TASK GOAL => In this exercise, the entries below include pictures. Repeat exactly the lines from the line with "Clone this chart" to the line with "import * as", including both, but without the pictures.

MATERIAL SHOWN =>
##########

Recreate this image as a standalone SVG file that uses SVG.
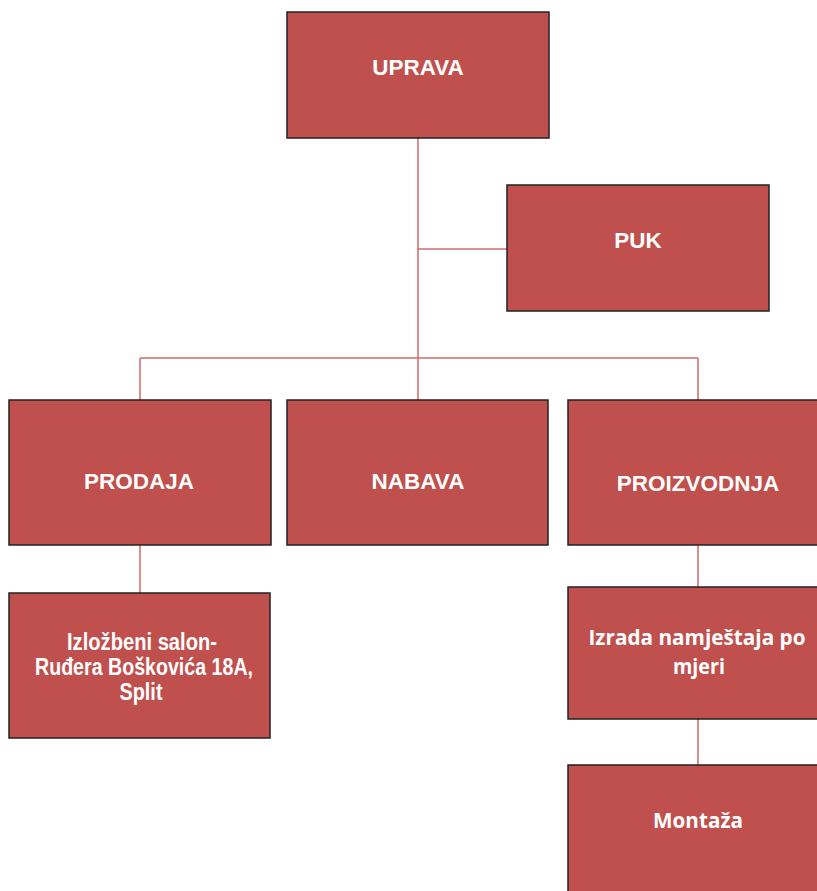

##########

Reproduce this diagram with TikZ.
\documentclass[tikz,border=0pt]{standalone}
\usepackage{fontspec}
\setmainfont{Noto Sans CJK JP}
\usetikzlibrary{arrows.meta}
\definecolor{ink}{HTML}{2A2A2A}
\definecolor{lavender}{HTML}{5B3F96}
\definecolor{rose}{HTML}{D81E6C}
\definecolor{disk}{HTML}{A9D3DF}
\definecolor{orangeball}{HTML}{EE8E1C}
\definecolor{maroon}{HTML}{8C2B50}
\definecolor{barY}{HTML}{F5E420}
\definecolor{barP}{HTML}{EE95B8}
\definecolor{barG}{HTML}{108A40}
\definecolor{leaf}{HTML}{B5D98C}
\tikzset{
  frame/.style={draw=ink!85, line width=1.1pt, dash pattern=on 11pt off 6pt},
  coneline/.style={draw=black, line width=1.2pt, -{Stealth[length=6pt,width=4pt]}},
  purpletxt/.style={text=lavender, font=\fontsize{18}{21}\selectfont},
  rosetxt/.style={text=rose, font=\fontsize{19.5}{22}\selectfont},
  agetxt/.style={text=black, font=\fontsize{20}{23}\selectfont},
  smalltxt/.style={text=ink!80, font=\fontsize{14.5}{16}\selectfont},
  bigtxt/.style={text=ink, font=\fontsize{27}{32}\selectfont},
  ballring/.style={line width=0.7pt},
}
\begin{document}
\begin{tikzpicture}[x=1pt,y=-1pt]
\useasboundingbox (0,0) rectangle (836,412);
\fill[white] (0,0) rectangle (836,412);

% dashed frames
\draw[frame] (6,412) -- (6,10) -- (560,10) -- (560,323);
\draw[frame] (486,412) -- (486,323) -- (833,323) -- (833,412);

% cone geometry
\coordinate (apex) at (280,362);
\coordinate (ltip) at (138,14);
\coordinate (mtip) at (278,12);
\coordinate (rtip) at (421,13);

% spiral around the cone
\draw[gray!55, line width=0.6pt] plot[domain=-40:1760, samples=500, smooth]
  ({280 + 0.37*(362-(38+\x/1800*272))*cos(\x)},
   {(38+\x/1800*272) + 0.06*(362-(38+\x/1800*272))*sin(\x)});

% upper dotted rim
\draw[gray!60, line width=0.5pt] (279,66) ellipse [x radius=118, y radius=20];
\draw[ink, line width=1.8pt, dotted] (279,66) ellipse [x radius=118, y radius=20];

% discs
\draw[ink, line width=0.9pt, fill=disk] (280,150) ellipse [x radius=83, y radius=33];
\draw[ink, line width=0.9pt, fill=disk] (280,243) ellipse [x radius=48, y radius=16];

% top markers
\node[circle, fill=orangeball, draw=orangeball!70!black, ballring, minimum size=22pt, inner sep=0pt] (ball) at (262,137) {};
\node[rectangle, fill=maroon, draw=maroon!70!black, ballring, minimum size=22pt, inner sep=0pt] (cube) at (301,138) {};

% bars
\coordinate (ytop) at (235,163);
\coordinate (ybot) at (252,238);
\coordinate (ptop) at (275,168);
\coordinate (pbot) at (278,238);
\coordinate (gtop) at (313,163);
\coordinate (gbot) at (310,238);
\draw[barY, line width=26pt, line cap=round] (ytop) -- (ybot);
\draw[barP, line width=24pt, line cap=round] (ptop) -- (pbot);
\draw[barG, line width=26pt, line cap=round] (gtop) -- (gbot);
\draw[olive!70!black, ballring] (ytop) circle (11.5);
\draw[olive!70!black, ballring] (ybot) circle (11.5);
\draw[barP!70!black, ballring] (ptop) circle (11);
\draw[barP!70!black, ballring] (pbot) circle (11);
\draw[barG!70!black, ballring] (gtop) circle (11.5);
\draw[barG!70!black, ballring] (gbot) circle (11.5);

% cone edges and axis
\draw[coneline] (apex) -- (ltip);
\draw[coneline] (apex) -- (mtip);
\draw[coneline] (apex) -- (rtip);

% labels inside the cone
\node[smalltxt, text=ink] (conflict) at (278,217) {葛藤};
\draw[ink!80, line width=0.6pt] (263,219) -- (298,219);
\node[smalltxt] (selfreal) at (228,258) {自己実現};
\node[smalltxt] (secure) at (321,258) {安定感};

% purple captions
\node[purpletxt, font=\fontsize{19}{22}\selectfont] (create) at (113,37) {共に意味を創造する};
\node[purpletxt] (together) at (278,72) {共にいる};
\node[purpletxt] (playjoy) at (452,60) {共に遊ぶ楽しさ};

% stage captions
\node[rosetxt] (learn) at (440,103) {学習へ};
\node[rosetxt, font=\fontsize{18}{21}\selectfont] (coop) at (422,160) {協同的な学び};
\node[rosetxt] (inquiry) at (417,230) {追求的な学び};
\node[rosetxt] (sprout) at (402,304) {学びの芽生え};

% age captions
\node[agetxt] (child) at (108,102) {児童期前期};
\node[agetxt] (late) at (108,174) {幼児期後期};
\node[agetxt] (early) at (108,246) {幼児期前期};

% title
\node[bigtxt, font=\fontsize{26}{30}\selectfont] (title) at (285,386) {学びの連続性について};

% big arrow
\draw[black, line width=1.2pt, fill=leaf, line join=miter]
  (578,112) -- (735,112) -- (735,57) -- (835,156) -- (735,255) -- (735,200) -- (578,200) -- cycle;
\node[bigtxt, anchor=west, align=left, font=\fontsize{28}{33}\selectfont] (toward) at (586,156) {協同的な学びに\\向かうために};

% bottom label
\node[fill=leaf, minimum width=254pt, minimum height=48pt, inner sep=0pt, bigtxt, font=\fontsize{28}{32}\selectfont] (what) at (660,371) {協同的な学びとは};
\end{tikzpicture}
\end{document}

##########

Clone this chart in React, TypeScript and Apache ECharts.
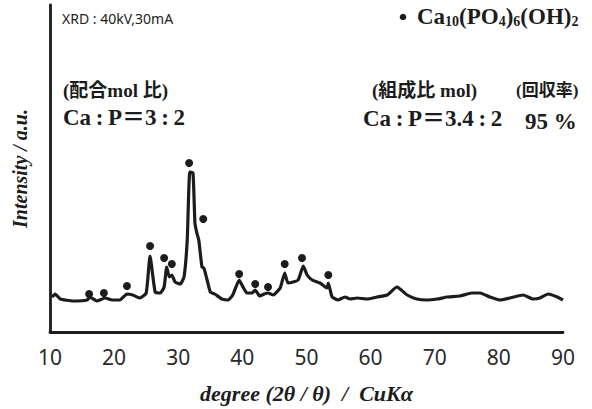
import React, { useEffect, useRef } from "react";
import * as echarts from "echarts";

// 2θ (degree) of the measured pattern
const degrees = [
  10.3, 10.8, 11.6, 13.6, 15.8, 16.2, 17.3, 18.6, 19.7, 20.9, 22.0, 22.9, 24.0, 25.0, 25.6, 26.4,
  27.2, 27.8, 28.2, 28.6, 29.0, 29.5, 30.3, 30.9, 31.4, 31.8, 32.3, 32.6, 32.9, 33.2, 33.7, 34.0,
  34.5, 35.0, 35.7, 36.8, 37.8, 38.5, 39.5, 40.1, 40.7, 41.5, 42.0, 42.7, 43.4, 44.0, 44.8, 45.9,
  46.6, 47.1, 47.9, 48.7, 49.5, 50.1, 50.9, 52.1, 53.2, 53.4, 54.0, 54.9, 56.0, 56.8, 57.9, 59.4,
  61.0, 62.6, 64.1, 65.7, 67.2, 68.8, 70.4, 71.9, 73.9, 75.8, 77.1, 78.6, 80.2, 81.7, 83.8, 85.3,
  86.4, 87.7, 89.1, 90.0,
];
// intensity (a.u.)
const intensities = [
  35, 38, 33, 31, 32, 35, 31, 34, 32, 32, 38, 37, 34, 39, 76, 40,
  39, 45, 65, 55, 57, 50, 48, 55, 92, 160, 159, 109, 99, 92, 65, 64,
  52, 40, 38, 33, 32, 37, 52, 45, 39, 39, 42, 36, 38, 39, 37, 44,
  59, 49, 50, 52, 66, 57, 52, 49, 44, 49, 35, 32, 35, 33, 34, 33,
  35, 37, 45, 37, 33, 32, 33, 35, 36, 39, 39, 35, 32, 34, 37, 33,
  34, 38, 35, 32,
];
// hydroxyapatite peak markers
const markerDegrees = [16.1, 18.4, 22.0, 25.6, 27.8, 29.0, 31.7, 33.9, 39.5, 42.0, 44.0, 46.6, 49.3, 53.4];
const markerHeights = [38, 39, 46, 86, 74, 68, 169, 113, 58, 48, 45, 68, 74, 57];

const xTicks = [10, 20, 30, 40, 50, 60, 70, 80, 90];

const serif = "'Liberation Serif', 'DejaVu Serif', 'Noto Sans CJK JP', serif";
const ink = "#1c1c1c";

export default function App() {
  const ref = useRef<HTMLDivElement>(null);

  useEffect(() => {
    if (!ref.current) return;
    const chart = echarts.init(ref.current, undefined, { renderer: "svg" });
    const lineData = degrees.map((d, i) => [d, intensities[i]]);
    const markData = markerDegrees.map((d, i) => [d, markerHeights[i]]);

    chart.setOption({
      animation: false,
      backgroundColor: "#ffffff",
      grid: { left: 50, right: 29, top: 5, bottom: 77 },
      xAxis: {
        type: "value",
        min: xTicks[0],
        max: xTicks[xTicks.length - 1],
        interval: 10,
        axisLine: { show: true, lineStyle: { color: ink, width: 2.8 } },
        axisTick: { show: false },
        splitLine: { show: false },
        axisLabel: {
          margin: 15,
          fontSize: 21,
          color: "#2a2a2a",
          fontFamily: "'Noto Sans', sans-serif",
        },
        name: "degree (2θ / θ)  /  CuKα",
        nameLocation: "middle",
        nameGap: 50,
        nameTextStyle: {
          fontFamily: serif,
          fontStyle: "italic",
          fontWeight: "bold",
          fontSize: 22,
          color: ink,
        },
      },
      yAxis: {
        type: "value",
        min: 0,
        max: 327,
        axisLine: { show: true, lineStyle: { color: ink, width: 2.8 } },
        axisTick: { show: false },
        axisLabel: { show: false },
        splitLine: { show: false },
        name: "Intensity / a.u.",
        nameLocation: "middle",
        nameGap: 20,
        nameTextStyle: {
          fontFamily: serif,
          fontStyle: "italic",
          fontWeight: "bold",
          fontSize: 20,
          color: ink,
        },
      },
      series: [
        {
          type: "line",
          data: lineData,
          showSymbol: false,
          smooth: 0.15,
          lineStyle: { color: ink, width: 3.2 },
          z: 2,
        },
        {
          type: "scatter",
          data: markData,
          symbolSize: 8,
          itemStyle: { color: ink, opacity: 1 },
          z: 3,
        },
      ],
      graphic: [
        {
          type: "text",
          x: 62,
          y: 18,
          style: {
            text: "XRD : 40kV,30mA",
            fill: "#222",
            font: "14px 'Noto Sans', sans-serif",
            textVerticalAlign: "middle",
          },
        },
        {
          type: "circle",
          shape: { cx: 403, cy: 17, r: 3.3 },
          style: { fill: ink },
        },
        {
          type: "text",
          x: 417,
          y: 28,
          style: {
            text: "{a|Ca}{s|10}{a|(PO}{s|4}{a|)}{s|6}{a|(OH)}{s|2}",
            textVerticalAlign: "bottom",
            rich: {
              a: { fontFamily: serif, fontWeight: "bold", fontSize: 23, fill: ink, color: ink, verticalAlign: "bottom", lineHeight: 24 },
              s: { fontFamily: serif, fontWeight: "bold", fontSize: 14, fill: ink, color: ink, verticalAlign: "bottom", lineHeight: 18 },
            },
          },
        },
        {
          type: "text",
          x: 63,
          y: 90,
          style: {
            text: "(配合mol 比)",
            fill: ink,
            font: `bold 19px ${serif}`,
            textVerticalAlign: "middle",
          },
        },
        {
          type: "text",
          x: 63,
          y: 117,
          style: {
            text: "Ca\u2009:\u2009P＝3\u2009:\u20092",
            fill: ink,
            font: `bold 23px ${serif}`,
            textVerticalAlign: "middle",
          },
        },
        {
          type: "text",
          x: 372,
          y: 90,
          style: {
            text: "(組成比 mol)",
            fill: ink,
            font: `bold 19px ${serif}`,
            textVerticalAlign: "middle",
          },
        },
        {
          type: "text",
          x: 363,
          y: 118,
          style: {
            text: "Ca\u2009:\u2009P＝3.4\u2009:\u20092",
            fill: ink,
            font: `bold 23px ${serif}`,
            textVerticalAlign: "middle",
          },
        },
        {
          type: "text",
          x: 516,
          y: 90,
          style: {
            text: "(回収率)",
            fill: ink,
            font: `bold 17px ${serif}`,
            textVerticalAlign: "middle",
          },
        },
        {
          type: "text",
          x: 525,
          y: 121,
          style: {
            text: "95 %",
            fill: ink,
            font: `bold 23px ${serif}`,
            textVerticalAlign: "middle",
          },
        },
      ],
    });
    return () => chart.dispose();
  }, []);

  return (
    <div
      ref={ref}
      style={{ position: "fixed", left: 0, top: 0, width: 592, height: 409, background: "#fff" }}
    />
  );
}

##########

OUTPUT OF THE TASK =>
Clone this chart in React, TypeScript and Apache ECharts.
import React, { useEffect, useRef } from "react";
import * as echarts from "echarts";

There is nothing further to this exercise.